The lines to extract run from the first line of the material below to the line containing "BARGAP = 0.33", both included; leave the pictures behind.

---------- Information provided ----------

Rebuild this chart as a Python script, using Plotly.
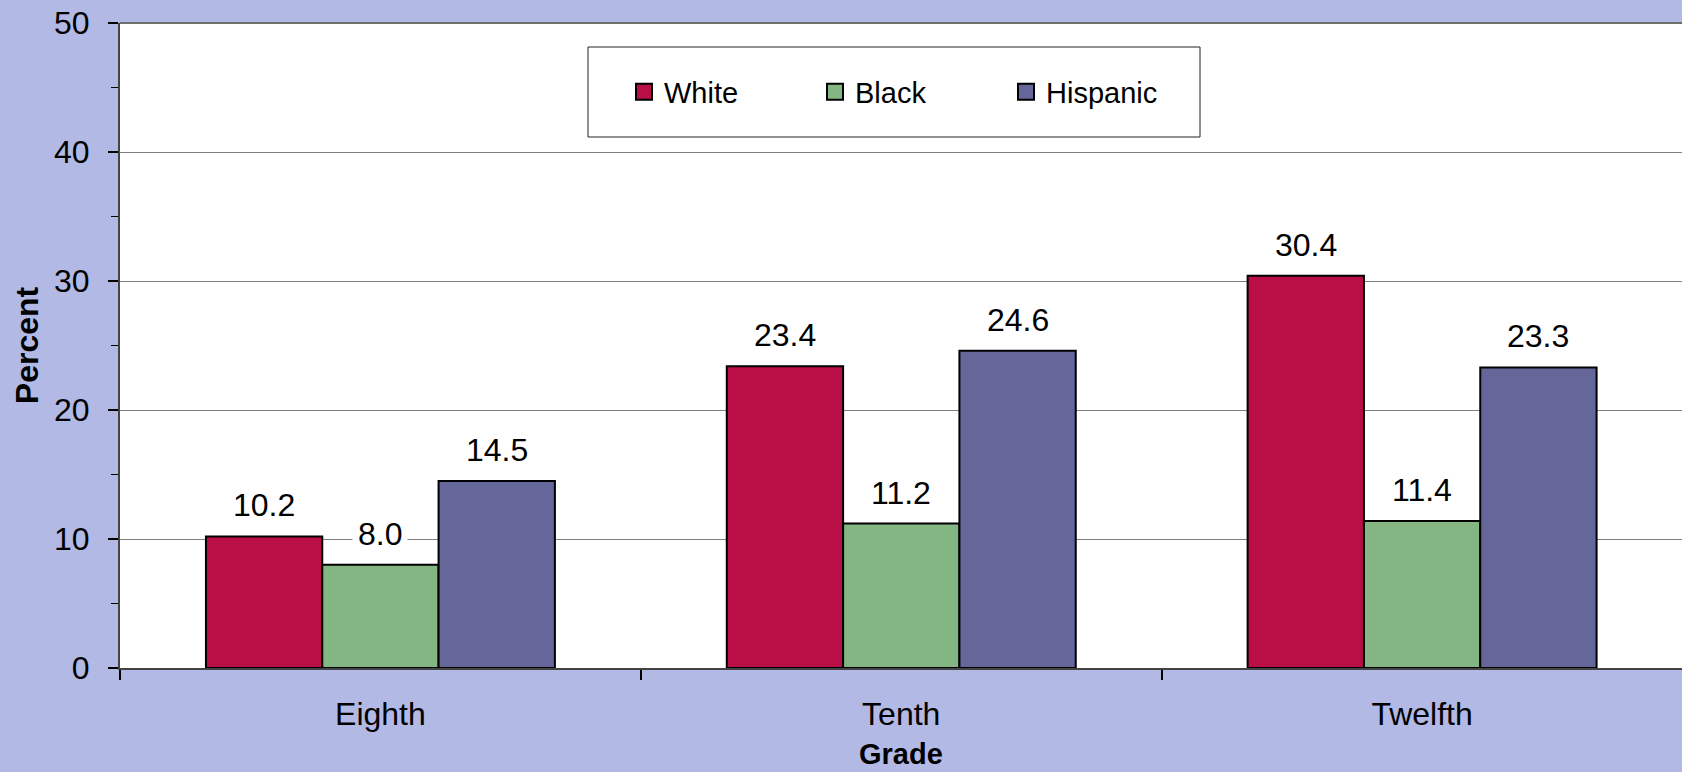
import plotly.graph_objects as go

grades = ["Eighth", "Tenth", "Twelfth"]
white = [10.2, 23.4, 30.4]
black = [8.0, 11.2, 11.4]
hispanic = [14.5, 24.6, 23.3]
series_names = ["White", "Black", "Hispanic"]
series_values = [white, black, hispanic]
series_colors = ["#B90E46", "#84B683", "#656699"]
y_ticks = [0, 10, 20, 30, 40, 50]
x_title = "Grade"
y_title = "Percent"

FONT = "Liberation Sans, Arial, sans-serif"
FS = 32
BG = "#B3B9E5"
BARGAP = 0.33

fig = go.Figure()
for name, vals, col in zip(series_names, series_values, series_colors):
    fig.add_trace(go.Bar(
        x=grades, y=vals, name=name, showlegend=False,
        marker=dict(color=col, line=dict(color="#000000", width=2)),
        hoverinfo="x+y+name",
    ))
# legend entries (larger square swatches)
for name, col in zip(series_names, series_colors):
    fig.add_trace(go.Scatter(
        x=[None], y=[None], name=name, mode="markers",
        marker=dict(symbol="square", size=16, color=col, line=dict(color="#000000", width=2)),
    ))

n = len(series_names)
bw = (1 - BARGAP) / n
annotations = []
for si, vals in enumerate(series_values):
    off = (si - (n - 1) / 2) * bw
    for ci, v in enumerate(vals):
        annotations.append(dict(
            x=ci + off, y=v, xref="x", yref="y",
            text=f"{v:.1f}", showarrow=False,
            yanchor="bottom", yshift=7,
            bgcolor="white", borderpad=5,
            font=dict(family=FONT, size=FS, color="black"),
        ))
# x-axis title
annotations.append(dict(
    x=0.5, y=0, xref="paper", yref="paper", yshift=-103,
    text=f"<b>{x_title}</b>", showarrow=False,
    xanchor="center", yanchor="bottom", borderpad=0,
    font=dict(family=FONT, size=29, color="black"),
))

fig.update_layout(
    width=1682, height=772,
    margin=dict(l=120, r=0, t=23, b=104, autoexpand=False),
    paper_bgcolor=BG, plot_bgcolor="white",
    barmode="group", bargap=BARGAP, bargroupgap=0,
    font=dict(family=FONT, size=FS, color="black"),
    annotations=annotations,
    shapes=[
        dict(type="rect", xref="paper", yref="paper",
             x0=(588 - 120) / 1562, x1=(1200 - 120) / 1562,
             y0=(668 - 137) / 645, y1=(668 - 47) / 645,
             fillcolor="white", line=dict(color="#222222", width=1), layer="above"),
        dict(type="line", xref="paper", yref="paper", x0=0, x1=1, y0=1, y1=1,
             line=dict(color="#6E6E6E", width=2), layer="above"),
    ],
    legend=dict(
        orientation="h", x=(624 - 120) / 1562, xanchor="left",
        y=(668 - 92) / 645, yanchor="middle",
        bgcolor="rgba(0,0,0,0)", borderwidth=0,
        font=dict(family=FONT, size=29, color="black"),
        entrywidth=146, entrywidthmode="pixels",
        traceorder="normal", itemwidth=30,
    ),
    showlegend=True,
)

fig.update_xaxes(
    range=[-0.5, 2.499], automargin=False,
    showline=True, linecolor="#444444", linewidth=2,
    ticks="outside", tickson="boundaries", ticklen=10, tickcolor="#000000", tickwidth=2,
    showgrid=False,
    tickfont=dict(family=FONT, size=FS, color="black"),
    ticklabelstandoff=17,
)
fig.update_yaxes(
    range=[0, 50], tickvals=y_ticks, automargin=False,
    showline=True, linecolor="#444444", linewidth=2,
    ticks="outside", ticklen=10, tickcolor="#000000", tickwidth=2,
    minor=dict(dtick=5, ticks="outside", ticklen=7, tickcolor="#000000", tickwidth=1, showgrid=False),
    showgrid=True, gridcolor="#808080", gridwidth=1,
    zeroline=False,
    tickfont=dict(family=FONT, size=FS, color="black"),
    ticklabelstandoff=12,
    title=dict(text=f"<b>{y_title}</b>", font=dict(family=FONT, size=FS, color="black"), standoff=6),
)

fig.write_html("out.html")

----------

Written answer.
Rebuild this chart as a Python script, using Plotly.
import plotly.graph_objects as go

grades = ["Eighth", "Tenth", "Twelfth"]
white = [10.2, 23.4, 30.4]
black = [8.0, 11.2, 11.4]
hispanic = [14.5, 24.6, 23.3]
series_names = ["White", "Black", "Hispanic"]
series_values = [white, black, hispanic]
series_colors = ["#B90E46", "#84B683", "#656699"]
y_ticks = [0, 10, 20, 30, 40, 50]
x_title = "Grade"
y_title = "Percent"

FONT = "Liberation Sans, Arial, sans-serif"
FS = 32
BG = "#B3B9E5"
BARGAP = 0.33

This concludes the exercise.